Il copione della destabilizzazione: la minaccia russa in Georgia a un passo dall’ultimo atto

Esistono rischi concreti che possa aprirsi un altro fronte di guerra in Georgia? Molti elementi lo suggeriscono ma ancora in Occidente si dorme. Anzi, peggio: si evita di parlarne, si fa finta di niente. Eppure è lì sotto gli occhi di tutti ma si guarda dall’altra parte, procrastinando quel momento in cui si dovranno fare i conti con l’inevitabile. Viene da pensare che in tanti anni nessuno ha imparato niente. E sì che i russi sono prevedibili. Usano lo stesso sistema da vent’anni e noi sempre a cascare dal pero.

Chiariamo un punto: la Russia non può permettersi di perdere la Georgia ed il controllo del Caucaso meridionale. Ora mettiamo sul piatto un secondo punto: a meno di un colpo di mano, la Russia alle elezioni di ottobre perderà il controllo politico della Georgia. 

Già questo scenario dovrebbe dirla tutta sulla gravità della situazione.

Se in tanti anni abbiamo imparato due o tre cose di Putin sappiamo che per mantenere un paese all’interno della sua influenza cerca innanzitutto di controllarne il governo attraverso uomini fedeli e la propaganda, e se non ci riesce crea nemici invisibili ed un casus belli per un intervento armato. Il copione è collaudato. Lo abbiamo già visto in Georgia nel 2008, in Ucraina nel 2014, in Bielorussia nel 2020, e ancora in Ucraina nel 2022.

Con il passaggio ad un sistema proporzionale, la riforma elettorale georgiana è una brutta bestia per Putin.

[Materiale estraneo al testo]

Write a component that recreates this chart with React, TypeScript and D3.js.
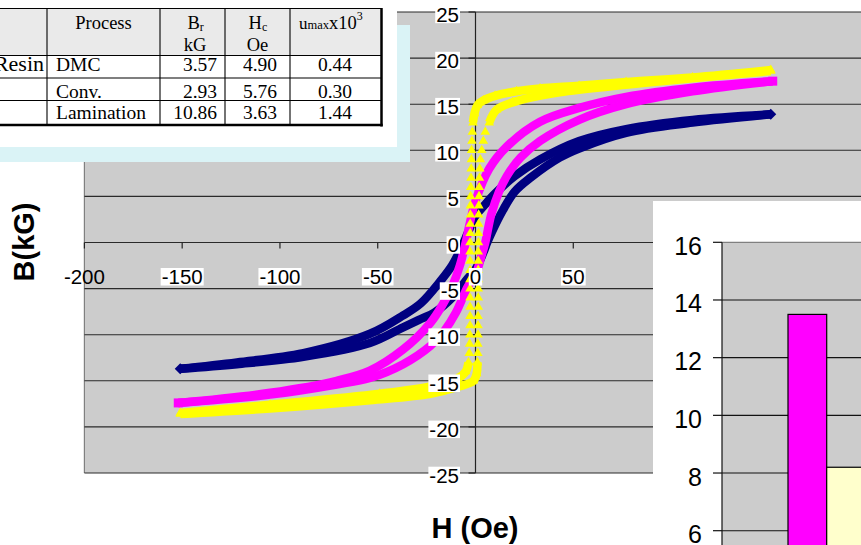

Ammesso anche che Sogno georgiano avesse abbastanza consensi da poter formare un nuovo governo (e, stando ai sondaggi, non li ha), non avrebbe una maggioranza assoluta e sarebbe pertanto costretto a formare una coalizione. Per Mosca dunque, nella migliore delle ipotesi, Sogno georgiano resterebbe al governo ma senza i numeri per ostacolare il processo di adesione della Georgia alla UE; nella peggiore, sarebbe completamente fuori dai giochi.

Siamo dunque in quella fase dove il controllo politico del paese sta per venire a mancare, in uno scenario a cavallo tra l’Euromaidan ucraino, nato dopo la retromarcia sulla UE di Yanukovich, e le rivolte contro Lukashenko in Bielorussia nel 2020.